Re: MV Keys

From: dawn <dawnwolthuis_at_gmail.com>
Date: 3 Mar 2006 05:49:52 -0800
Message-ID: <1141393792.003417.56260_at_e56g2000cwe.googlegroups.com>


Jon Heggland wrote:
> In article <1141324828.479189.199000_at_i40g2000cwc.googlegroups.com>,
> marshall.spight_at_gmail.com says...
> > Jon Heggland wrote:
> > > So it is essentially an arbitrary decision? Why make it, then?
> >
> > One necessarily makes a decision. The designers of SQL
> > chose only a single unordered collection. The designers of
> > Java chose only a single, ordered collection. (I'm referring
> > to the array; Java has certainly thrown an impressive
> > assortment of collections into the core API, but in-a-library
> > is not the same thing as in-the-language; all Java collections
> > are built on arrays and objects.)
>
> Arrays *or* objects, I think you mean. (And arrays are objects as well.)
> I don't really see the significance of how the collections are
> implemented internally; half the point of OO is to make this irrelevant
> anyway. And is the library/language distinction really that clear cut?
> Is the String class in the language or in the library?
>
> In any case, that wasn't really what I meant to ask.
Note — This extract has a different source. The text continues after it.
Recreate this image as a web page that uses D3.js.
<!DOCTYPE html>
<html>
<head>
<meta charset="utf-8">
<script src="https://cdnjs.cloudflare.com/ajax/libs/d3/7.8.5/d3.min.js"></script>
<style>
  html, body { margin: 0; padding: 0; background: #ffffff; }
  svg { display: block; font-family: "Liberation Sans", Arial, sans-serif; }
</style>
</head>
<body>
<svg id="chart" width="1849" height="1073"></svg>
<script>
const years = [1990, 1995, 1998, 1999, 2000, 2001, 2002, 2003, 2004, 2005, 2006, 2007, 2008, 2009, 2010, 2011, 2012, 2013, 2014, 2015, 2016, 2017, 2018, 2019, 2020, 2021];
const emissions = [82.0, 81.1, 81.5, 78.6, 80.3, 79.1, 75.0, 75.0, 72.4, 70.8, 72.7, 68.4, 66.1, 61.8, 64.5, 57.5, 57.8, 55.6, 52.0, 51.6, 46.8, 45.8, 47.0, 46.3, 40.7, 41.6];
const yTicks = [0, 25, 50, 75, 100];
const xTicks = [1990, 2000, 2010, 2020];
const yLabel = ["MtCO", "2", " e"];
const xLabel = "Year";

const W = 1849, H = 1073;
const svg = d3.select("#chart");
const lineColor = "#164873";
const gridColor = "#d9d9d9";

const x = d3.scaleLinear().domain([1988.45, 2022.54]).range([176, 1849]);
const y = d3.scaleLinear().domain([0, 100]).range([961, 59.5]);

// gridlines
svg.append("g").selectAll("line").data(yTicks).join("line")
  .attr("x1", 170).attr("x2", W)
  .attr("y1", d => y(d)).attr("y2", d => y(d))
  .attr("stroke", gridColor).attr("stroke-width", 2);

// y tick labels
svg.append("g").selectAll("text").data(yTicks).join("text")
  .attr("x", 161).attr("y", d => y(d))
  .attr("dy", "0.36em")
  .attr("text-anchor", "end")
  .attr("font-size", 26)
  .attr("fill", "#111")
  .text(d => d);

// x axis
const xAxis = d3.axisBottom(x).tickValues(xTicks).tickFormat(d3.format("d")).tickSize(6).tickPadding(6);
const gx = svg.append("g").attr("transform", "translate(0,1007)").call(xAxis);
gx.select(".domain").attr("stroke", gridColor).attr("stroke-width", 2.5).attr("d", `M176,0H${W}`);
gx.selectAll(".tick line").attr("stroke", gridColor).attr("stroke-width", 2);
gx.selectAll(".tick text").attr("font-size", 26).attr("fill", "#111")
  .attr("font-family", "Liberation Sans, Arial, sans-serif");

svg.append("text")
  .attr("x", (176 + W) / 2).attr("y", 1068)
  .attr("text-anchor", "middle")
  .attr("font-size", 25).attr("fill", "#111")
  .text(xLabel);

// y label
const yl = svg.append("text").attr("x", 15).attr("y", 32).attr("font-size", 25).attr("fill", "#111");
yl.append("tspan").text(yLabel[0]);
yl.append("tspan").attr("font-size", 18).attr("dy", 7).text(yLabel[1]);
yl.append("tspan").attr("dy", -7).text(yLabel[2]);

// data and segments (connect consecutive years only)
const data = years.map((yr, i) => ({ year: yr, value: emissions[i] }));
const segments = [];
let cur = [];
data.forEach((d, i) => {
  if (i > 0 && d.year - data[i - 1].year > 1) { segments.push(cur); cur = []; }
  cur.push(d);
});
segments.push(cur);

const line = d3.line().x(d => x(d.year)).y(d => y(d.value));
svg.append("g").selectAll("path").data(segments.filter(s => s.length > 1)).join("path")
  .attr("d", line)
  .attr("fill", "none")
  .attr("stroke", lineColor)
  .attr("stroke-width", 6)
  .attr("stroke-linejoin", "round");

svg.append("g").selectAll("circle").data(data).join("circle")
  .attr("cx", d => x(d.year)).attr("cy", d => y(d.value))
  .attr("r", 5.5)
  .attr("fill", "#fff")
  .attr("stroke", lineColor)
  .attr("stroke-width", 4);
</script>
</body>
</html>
It seems you say
> that compound types breaks 1NF, but that it doesn't really matter much;
> and that the classification of types into compound and simple is
> essentially arbitrary. What, then, is the use of talking about 1NF and
> simple vs compound types at all?

While I don't think 1NF is a goal, and I am not settled on how scalar and/or atomic values are best defined, I do think there is some sense in having such a concept. There is a difference between a logical data model where a list of e-mail addresses is modeled as a list attribute of a Person or as a simple/scalar/atomic attribute of a separate PersonEmail.

> > I am not a mathematician. I am a software engineer.
> > I have to deal with implementation, so I don't necessarily
> > want to include everything I can think of. At the same time,
> > I want to optimize the power:complexity ratio the
> > programmer has available.
>
> This is the same argument Date uses to espouse the relation type (or
> type generator) as the only compound attribute type (generator)---it
> introduces minimal extra complexity, since relations and relational
> operators have to exist anyway, and it can handle both lists and sets.
> :)

This issue of minimizing complexity is confusing. A logical data model is implemented by developers using an interface to a dbms. There are trade-offs in any design, of course, and if we are going to build a house with round walls it will cost additional dollars. But we don't want dbms tool designers to suggest they will be making design decisions based on simplifying the design for the computer or for the dbms developers. The simplicity we need to care about a bit more is the simplicity for the user of the tools. I think that is where Marshall's use of the term "power" comes in. Surely you can implement a list, for example, using the RM, but the tool is not doing much work for you. It doesn't have enough power. It isn't simple enough from a user standpoint.